Conventional power plants suffer from low spot market prices. When capacity leaves the market, the remaining power plants might however see higher margins again.

KWSAL_2016_05_23 (BNetzA)
© GeoBasis-DE/BKG 2015

The German regulator published its new figures on planned power plant closures. Power plant operators have reported more than 6.5 GW of conventional capacity to be closed-down by 2020. Factoring in the capacity under construction, this would lead to a net decline of conventional capacity of 2.8 GW by the end of the decade. Most of power plants to be shut down are located in Southern Germany, where net capacity could decrease by 2.3 GW (Source: Montel). The largest part of that is due to the closure of two big nuclear power plants.
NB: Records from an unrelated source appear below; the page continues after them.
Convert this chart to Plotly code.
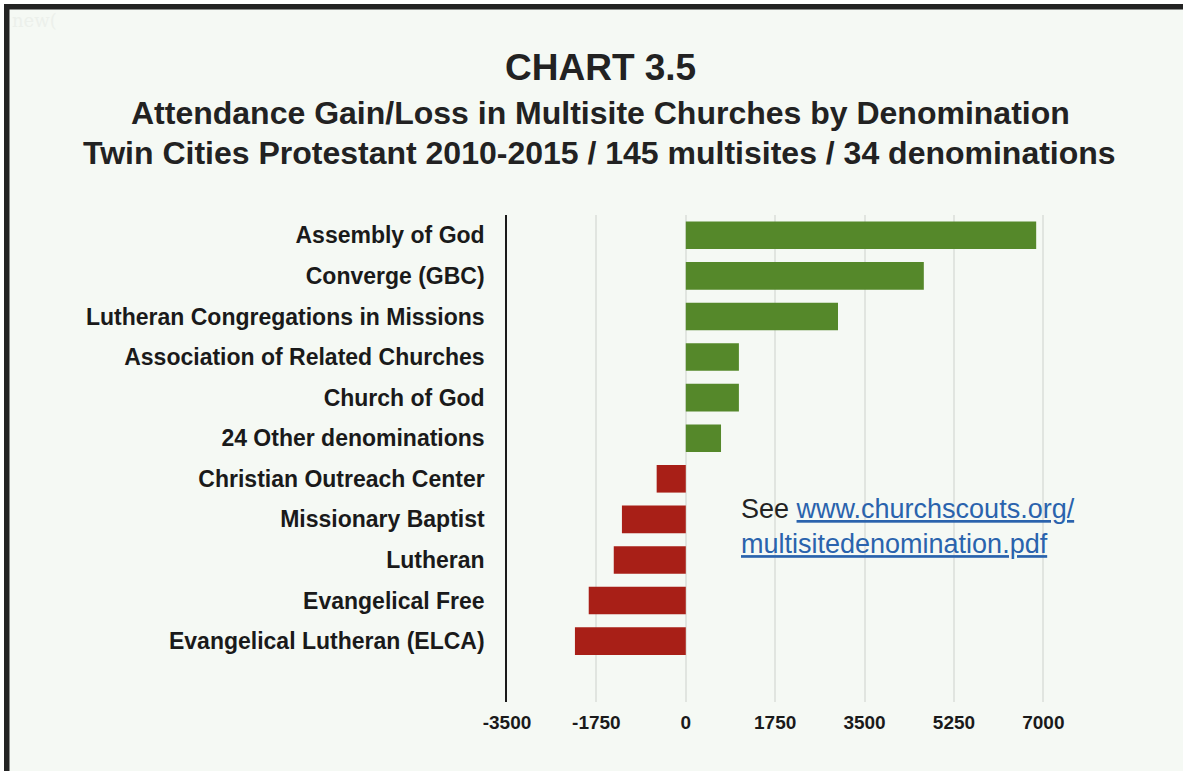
import plotly.graph_objects as go

categories = [
    "Assembly of God",
    "Converge (GBC)",
    "Lutheran Congregations in Missions",
    "Association of Related Churches",
    "Church of God",
    "24 Other denominations",
    "Christian Outreach Center",
    "Missionary Baptist",
    "Lutheran",
    "Evangelical Free",
    "Evangelical Lutheran (ELCA)",
]
values = [6860, 4660, 2980, 1040, 1040, 690, -570, -1250, -1410, -1900, -2170]
tick_vals = [-3500, -1750, 0, 1750, 3500, 5250, 7000]
tick_text = ["-3500", "-1750", "0", "1750", "3500", "5250", "7000"]

GREEN = "#55882a"
RED = "#a81f17"
BG = "#f5f9f4"
colors = [GREEN if v >= 0 else RED for v in values]

W, H = 1183, 771
L, T = 507, 215
PW, PH = 544, 487
R = W - L - PW
B = H - T - PH
FONT = "Liberation Sans, Arial, Helvetica, sans-serif"

fig = go.Figure()
fig.add_trace(go.Bar(
    y=categories, x=values, orientation="h",
    marker=dict(color=colors, line=dict(width=0)),
    width=0.68, hoverinfo="x+y",
))

def px_x(p):
    return (p - L) / PW

def px_y(p):
    return 1 - (p - T) / PH

shapes = [
    dict(type="rect", xref="paper", yref="paper", x0=px_x(-2), x1=px_x(W + 2), y0=px_y(-2), y1=px_y(4),
         fillcolor="white", line=dict(width=0), layer="below"),
    dict(type="rect", xref="paper", yref="paper", x0=px_x(-2), x1=px_x(4), y0=px_y(-2), y1=px_y(H + 2),
         fillcolor="white", line=dict(width=0), layer="below"),
    dict(type="rect", xref="paper", yref="paper", x0=px_x(4), x1=px_x(W + 2), y0=px_y(4), y1=px_y(9.5),
         fillcolor="#232323", line=dict(width=0)),
    dict(type="rect", xref="paper", yref="paper", x0=px_x(4), x1=px_x(9.5), y0=px_y(4), y1=px_y(H + 2),
         fillcolor="#232323", line=dict(width=0)),
]

annotations = [
    dict(text="new(", xref="paper", yref="paper", x=px_x(10), y=px_y(8), xanchor="left", yanchor="top",
         showarrow=False, font=dict(family="DejaVu Serif, serif", size=18, color="#ecf0eb")),
    dict(text="<b>CHART 3.5</b>", xref="paper", yref="paper", x=px_x(600), y=px_y(68),
         xanchor="center", yanchor="middle", showarrow=False,
         font=dict(family=FONT, size=37, color="#222222")),
    dict(text="<b>Attendance Gain/Loss in Multisite Churches by Denomination</b>", xref="paper", yref="paper",
         x=px_x(600), y=px_y(113), xanchor="center", yanchor="middle", showarrow=False,
         font=dict(family=FONT, size=32, color="#222222")),
    dict(text="<b>Twin Cities Protestant 2010-2015 / 145 multisites / 34 denominations</b>", xref="paper", yref="paper",
         x=px_x(599), y=px_y(153), xanchor="center", yanchor="middle", showarrow=False,
         font=dict(family=FONT, size=32, color="#222222")),
    dict(text="See <span style='color:#2a63ad'><u>www.churchscouts.org/</u></span><br>"
              "<span style='color:#2a63ad'><u>multisitedenomination.pdf</u></span>",
         xref="paper", yref="paper", x=px_x(739), y=px_y(526), xanchor="left", yanchor="middle",
         align="left", showarrow=False,
         font=dict(family=FONT, size=27, color="#222222")),
]

fig.update_layout(
    width=W, height=H,
    margin=dict(l=L, r=R, t=T, b=B, pad=0),
    paper_bgcolor=BG, plot_bgcolor=BG,
    showlegend=False,
    shapes=shapes,
    annotations=annotations,
    xaxis=dict(
        range=[-3500, 7150], tickvals=tick_vals, ticktext=["<b>%s</b>" % t for t in tick_text],
        showgrid=True, gridcolor="#e1e5e0", gridwidth=1.5, zeroline=False,
        showline=False, ticks="", ticklabelstandoff=7,
        tickfont=dict(family=FONT, size=19, color="#1a1a1a"),
        fixedrange=True,
    ),
    yaxis=dict(
        categoryorder="array", categoryarray=categories,
        autorange=False, range=[11.5, -0.5],
        showgrid=False, zeroline=False,
        showline=True, linecolor="#1a1a1a", linewidth=1.5,
        ticks="", ticklabelstandoff=16,
        tickfont=dict(family=FONT, size=23, color="#1a1a1a"),
        tickprefix="<b>", ticksuffix="</b>",
        fixedrange=True,
    ),
)

fig.write_html(
    "out.html",
    config={"displayModeBar": False},
    post_script="document.body.style.margin='0';document.body.style.overflow='hidden';",
)
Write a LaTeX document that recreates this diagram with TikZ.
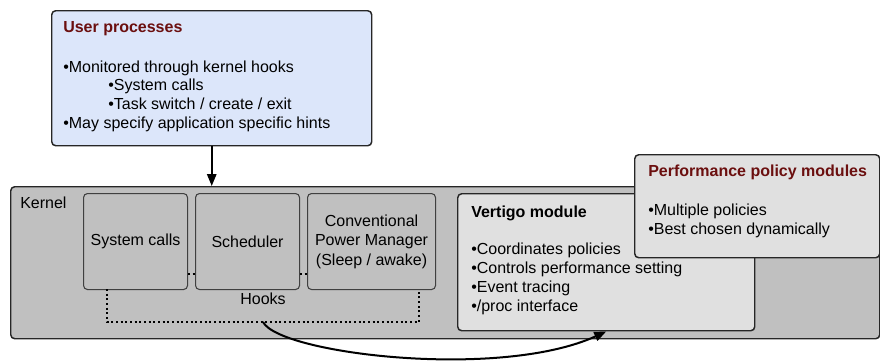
\documentclass[tikz,border=0pt]{standalone}
\usepackage{fontspec}
\setmainfont{Liberation Sans}
\usetikzlibrary{arrows.meta}
\definecolor{userblue}{HTML}{DCE6FA}
\definecolor{kernelgray}{HTML}{C0C0C0}
\definecolor{modgray}{HTML}{E0E0E0}
\definecolor{titlered}{HTML}{6B0F0F}
\tikzset{
  box/.style={draw=black!85,line width=1.1pt,rounded corners=3pt,anchor=north west,inner sep=0pt},
  inbox/.style={draw=black!75,line width=0.8pt,rounded corners=3pt,fill=kernelgray,
    anchor=north west,align=center,inner sep=0pt,minimum height=72pt},
  txt/.style={anchor=base west,inner sep=0pt},
  ttl/.style={txt,font=\fontsize{12pt}{14.5pt}\selectfont\bfseries,text=titlered},
  hook/.style={dotted,line width=1.5pt},
  arr/.style={line width=1.5pt,-{Triangle[length=9pt,width=7pt]}}
}

\begin{document}
\begin{tikzpicture}[x=0.75pt,y=-0.75pt,font=\fontsize{12pt}{14.5pt}\selectfont]
  \useasboundingbox (0,0) rectangle (880,361);

  % user side
  \node[box,fill=userblue,minimum width=240pt,minimum height=101.25pt] (user) at (51,10) {};
  \node[ttl] (usertitle) at (63,32) {User processes};
  \node[txt] (user1) at (63,72) {•Monitored through kernel hooks};
  \node[txt] (user2) at (108,90) {•System calls};
  \node[txt] (user3) at (108,109) {•Task switch / create / exit};
  \node[txt] (user4) at (63,128) {•May specify application specific hints};

  % kernel
  \node[box,fill=kernelgray,minimum width=651.75pt,minimum height=114pt] (kernel) at (10,186) {};
  \node[txt] (kernellabel) at (20,208) {Kernel};
  \draw[arr] (user) -- (user |- kernel.north);

  \node[inbox,minimum width=78pt] (sys) at (83,193) {System calls};
  \node[inbox,minimum width=78pt] (sched) at (195,193) {Scheduler};
  \node[inbox,minimum width=96pt] (cpm) at (307,193) {Conventional\\Power Manager\\(Sleep / awake)};

  % hooks
  \draw[hook] (sys.east |- 0,274) -- (sched.west |- 0,274);
  \draw[hook] (sched.east |- 0,274) -- (cpm.west |- 0,274);
  \coordinate (hookmid) at (263,322);
  \draw[hook] (107,289) -- (107,322) -- (419,322) -- (419,289);
  \node[inner sep=0pt] (hooks) at (263,299) {Hooks};

  % modules
  \node[box,fill=modgray,minimum width=222.75pt,minimum height=102.75pt] (vertigo) at (457,193) {};
  \node[txt,font=\fontsize{12pt}{14.5pt}\selectfont\bfseries] (vertigotitle) at (471,217) {Vertigo module};
  \foreach \t [count=\i] in {Coordinates policies,Controls performance setting,Event tracing,/proc interface}
    \node[txt] (vertigo\i) at (471,235+19*\i) {•\t};

  \node[box,fill=modgray,minimum width=183.75pt,minimum height=77.25pt] (perf) at (634,154) {};
  \node[ttl] (perftitle) at (648,176) {Performance policy modules};
  \node[txt] (perf1) at (648,215) {•Multiple policies};
  \node[txt] (perf2) at (648,234) {•Best chosen dynamically};

  \draw[arr] (hookmid) .. controls (280,354) and (500,380) .. (vertigo.south);
\end{tikzpicture}
\end{document}
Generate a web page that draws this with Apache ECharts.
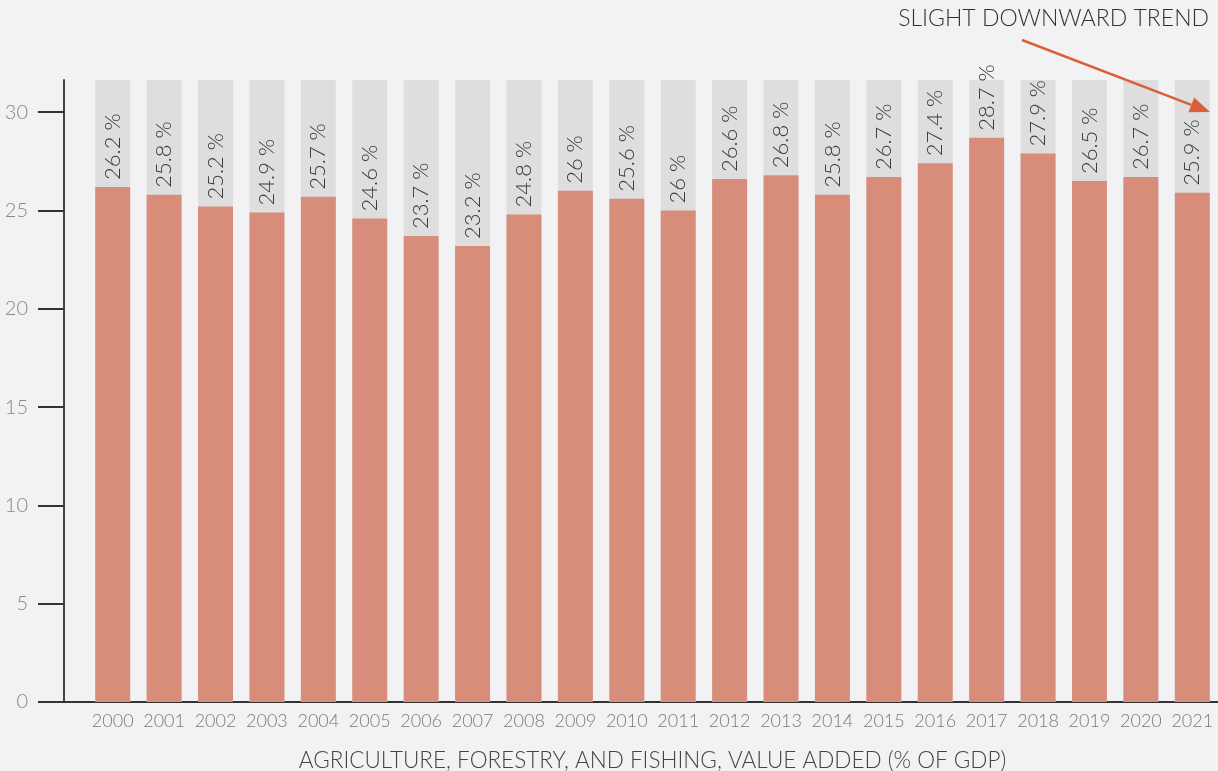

Southern Germany is however a load center and unless transmission lines from the windy north to south are constructed in time, this capacity reduction might prove cumbersome.

In total, Germany has 204 GW of installed capacity, 98 of which is from renewable sources, mainly onshore wind and PV. However, with 49 GW coal-fired power plants still make up the largest power plant capacity (Source:  Montel).

Conventional power plants struggle with low margins due to lower power prices. During Sunday, 20th of November 2016 the Day-Ahead base load price settled slightly in the negative (Figure 1), as the combined generation of wind and solar peaked at more than 40 GW. In 11 hours of Sunday power prices have settled below EUR 0. While the lowest price for one hour in the day-ahead auction has been -30.41 EUR/MWh, the prices on the Intraday market went down to -176.7 EUR/MWh (Source: Montel). With a feed-in of more than 30 GW of wind and low demand, those prices do not come as a surprise. With further renewable capacity additions this phenomenon will occur even more often.

Figure 1: Day-ahead prices for power in Germany on Sunday 20.11.2016

Figure 1: Day-ahead prices for power in Germany on Sunday 20.11.2016 (source: Epex)

This puts conventional power plant operators in a dilemma. Either they keep their power plants online and have low or even negative returns, or they shut them down not earning any money with them anymore. In the latter case the operators that kept their plants running, will then profit from reduced conventional capacity thus higher spot prices. The operators that can accept accepting lower margins for a longer period of time will thus have advantages over less financially apt competitors in the long run.